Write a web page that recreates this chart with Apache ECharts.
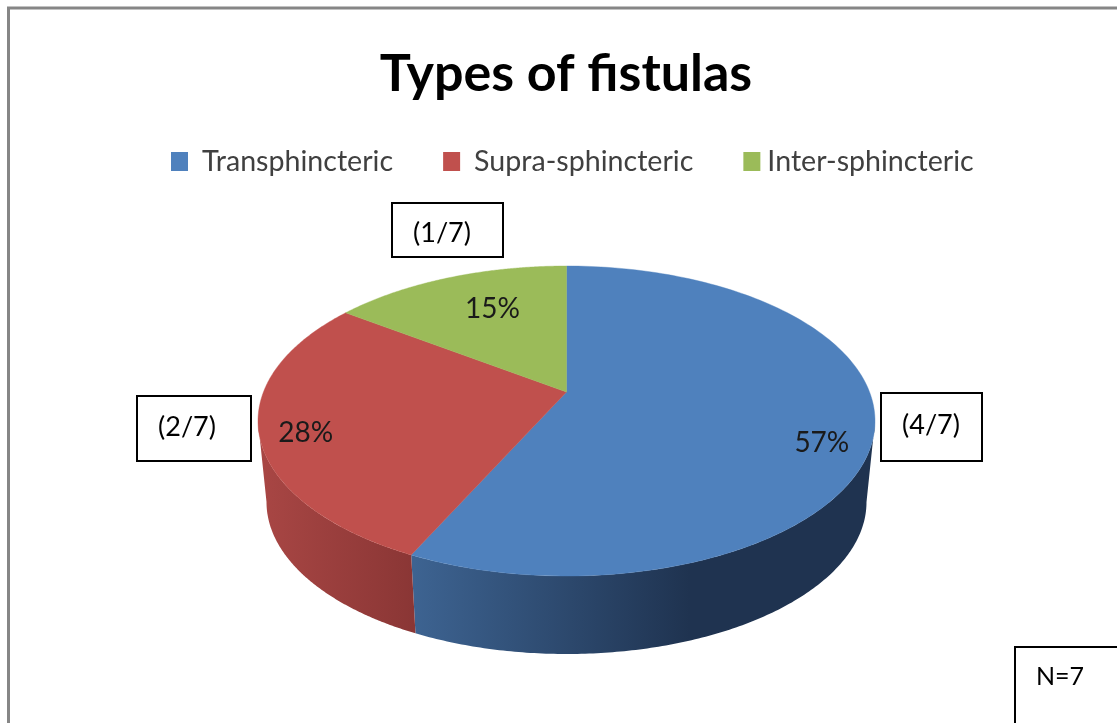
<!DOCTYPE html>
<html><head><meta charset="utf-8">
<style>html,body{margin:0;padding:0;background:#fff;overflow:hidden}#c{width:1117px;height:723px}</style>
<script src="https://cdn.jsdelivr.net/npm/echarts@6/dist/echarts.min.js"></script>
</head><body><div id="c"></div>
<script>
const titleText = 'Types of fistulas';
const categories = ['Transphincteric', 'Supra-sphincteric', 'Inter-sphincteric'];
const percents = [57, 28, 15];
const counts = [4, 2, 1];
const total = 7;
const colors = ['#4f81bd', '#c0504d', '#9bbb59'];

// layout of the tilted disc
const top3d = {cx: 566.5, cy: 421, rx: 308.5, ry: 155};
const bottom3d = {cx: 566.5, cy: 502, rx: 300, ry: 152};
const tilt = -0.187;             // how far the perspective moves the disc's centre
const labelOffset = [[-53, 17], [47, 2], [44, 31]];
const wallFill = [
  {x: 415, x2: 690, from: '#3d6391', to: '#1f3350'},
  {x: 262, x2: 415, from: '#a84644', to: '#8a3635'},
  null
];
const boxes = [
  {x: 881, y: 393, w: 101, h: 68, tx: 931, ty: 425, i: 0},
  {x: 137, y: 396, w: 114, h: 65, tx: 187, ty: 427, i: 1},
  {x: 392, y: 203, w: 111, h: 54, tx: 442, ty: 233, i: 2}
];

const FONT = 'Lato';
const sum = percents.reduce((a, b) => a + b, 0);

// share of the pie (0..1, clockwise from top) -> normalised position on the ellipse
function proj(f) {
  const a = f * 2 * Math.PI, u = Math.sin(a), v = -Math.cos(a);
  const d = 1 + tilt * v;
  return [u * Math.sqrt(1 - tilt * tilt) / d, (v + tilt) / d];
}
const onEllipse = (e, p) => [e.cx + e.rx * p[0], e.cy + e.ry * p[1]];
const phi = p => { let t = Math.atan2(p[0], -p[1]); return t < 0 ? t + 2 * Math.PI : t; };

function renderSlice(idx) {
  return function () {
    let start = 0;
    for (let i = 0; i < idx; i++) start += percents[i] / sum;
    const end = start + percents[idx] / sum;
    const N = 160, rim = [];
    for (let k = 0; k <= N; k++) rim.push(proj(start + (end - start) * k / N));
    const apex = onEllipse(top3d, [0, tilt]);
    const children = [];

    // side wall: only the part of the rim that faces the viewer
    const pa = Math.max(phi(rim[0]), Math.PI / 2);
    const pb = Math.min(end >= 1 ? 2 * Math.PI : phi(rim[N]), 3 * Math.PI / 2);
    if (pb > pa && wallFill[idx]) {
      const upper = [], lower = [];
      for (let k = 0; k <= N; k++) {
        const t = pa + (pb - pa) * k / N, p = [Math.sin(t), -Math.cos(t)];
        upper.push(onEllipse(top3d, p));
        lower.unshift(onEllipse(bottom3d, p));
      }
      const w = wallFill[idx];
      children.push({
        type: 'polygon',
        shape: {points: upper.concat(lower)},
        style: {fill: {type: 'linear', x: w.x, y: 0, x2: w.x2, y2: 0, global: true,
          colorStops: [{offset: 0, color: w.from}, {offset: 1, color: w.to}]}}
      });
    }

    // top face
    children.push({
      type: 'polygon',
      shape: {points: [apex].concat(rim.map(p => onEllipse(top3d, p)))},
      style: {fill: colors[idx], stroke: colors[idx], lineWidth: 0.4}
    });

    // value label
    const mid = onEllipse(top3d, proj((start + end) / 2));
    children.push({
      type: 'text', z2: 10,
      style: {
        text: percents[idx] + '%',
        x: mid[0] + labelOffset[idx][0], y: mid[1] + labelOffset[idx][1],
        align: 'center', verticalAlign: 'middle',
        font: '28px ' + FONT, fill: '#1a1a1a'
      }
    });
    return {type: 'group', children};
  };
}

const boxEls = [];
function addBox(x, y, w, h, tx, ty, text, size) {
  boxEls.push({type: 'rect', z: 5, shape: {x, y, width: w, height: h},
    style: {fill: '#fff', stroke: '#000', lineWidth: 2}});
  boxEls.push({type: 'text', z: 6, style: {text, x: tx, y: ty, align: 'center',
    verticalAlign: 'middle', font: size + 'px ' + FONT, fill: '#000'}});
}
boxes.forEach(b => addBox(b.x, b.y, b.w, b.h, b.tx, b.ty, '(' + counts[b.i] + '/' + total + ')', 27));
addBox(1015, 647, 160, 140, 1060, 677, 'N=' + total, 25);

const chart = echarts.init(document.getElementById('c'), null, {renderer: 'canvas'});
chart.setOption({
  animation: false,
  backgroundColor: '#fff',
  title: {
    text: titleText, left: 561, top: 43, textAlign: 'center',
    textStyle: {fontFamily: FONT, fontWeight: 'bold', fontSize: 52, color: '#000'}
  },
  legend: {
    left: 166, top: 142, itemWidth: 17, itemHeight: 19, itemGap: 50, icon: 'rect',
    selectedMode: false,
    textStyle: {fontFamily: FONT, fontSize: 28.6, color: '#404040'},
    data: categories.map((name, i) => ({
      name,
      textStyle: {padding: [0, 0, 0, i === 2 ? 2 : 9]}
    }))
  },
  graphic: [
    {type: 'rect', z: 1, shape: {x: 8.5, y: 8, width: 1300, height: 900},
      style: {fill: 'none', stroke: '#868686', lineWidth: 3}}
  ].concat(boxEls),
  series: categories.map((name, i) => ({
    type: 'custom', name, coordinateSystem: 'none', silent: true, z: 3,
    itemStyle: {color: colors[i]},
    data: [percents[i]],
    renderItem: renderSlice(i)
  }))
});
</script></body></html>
────
**Given task**
Omit each picture, then return all of the listing exactly as it stands.

**Solution**
Write a web page that recreates this chart with Apache ECharts.
<!DOCTYPE html>
<html><head><meta charset="utf-8">
<style>html,body{margin:0;padding:0;background:#fff;overflow:hidden}#c{width:1117px;height:723px}</style>
<script src="https://cdn.jsdelivr.net/npm/echarts@6/dist/echarts.min.js"></script>
</head><body><div id="c"></div>
<script>
const titleText = 'Types of fistulas';
const categories = ['Transphincteric', 'Supra-sphincteric', 'Inter-sphincteric'];
const percents = [57, 28, 15];
const counts = [4, 2, 1];
const total = 7;
const colors = ['#4f81bd', '#c0504d', '#9bbb59'];

// layout of the tilted disc
const top3d = {cx: 566.5, cy: 421, rx: 308.5, ry: 155};
const bottom3d = {cx: 566.5, cy: 502, rx: 300, ry: 152};
const tilt = -0.187;             // how far the perspective moves the disc's centre
const labelOffset = [[-53, 17], [47, 2], [44, 31]];
const wallFill = [
  {x: 415, x2: 690, from: '#3d6391', to: '#1f3350'},
  {x: 262, x2: 415, from: '#a84644', to: '#8a3635'},
  null
];
const boxes = [
  {x: 881, y: 393, w: 101, h: 68, tx: 931, ty: 425, i: 0},
  {x: 137, y: 396, w: 114, h: 65, tx: 187, ty: 427, i: 1},
  {x: 392, y: 203, w: 111, h: 54, tx: 442, ty: 233, i: 2}
];

const FONT = 'Lato';
const sum = percents.reduce((a, b) => a + b, 0);

// share of the pie (0..1, clockwise from top) -> normalised position on the ellipse
function proj(f) {
  const a = f * 2 * Math.PI, u = Math.sin(a), v = -Math.cos(a);
  const d = 1 + tilt * v;
  return [u * Math.sqrt(1 - tilt * tilt) / d, (v + tilt) / d];
}
const onEllipse = (e, p) => [e.cx + e.rx * p[0], e.cy + e.ry * p[1]];
const phi = p => { let t = Math.atan2(p[0], -p[1]); return t < 0 ? t + 2 * Math.PI : t; };

function renderSlice(idx) {
  return function () {
    let start = 0;
    for (let i = 0; i < idx; i++) start += percents[i] / sum;
    const end = start + percents[idx] / sum;
    const N = 160, rim = [];
    for (let k = 0; k <= N; k++) rim.push(proj(start + (end - start) * k / N));
    const apex = onEllipse(top3d, [0, tilt]);
    const children = [];

    // side wall: only the part of the rim that faces the viewer
    const pa = Math.max(phi(rim[0]), Math.PI / 2);
    const pb = Math.min(end >= 1 ? 2 * Math.PI : phi(rim[N]), 3 * Math.PI / 2);
    if (pb > pa && wallFill[idx]) {
      const upper = [], lower = [];
      for (let k = 0; k <= N; k++) {
        const t = pa + (pb - pa) * k / N, p = [Math.sin(t), -Math.cos(t)];
        upper.push(onEllipse(top3d, p));
        lower.unshift(onEllipse(bottom3d, p));
      }
      const w = wallFill[idx];
      children.push({
        type: 'polygon',
        shape: {points: upper.concat(lower)},
        style: {fill: {type: 'linear', x: w.x, y: 0, x2: w.x2, y2: 0, global: true,
          colorStops: [{offset: 0, color: w.from}, {offset: 1, color: w.to}]}}
      });
    }

    // top face
    children.push({
      type: 'polygon',
      shape: {points: [apex].concat(rim.map(p => onEllipse(top3d, p)))},
      style: {fill: colors[idx], stroke: colors[idx], lineWidth: 0.4}
    });

    // value label
    const mid = onEllipse(top3d, proj((start + end) / 2));
    children.push({
      type: 'text', z2: 10,
      style: {
        text: percents[idx] + '%',
        x: mid[0] + labelOffset[idx][0], y: mid[1] + labelOffset[idx][1],
        align: 'center', verticalAlign: 'middle',
        font: '28px ' + FONT, fill: '#1a1a1a'
      }
    });
    return {type: 'group', children};
  };
}

const boxEls = [];
function addBox(x, y, w, h, tx, ty, text, size) {
  boxEls.push({type: 'rect', z: 5, shape: {x, y, width: w, height: h},
    style: {fill: '#fff', stroke: '#000', lineWidth: 2}});
  boxEls.push({type: 'text', z: 6, style: {text, x: tx, y: ty, align: 'center',
    verticalAlign: 'middle', font: size + 'px ' + FONT, fill: '#000'}});
}
boxes.forEach(b => addBox(b.x, b.y, b.w, b.h, b.tx, b.ty, '(' + counts[b.i] + '/' + total + ')', 27));
addBox(1015, 647, 160, 140, 1060, 677, 'N=' + total, 25);

const chart = echarts.init(document.getElementById('c'), null, {renderer: 'canvas'});
chart.setOption({
  animation: false,
  backgroundColor: '#fff',
  title: {
    text: titleText, left: 561, top: 43, textAlign: 'center',
    textStyle: {fontFamily: FONT, fontWeight: 'bold', fontSize: 52, color: '#000'}
  },
  legend: {
    left: 166, top: 142, itemWidth: 17, itemHeight: 19, itemGap: 50, icon: 'rect',
    selectedMode: false,
    textStyle: {fontFamily: FONT, fontSize: 28.6, color: '#404040'},
    data: categories.map((name, i) => ({
      name,
      textStyle: {padding: [0, 0, 0, i === 2 ? 2 : 9]}
    }))
  },
  graphic: [
    {type: 'rect', z: 1, shape: {x: 8.5, y: 8, width: 1300, height: 900},
      style: {fill: 'none', stroke: '#868686', lineWidth: 3}}
  ].concat(boxEls),
  series: categories.map((name, i) => ({
    type: 'custom', name, coordinateSystem: 'none', silent: true, z: 3,
    itemStyle: {color: colors[i]},
    data: [percents[i]],
    renderItem: renderSlice(i)
  }))
});
</script></body></html>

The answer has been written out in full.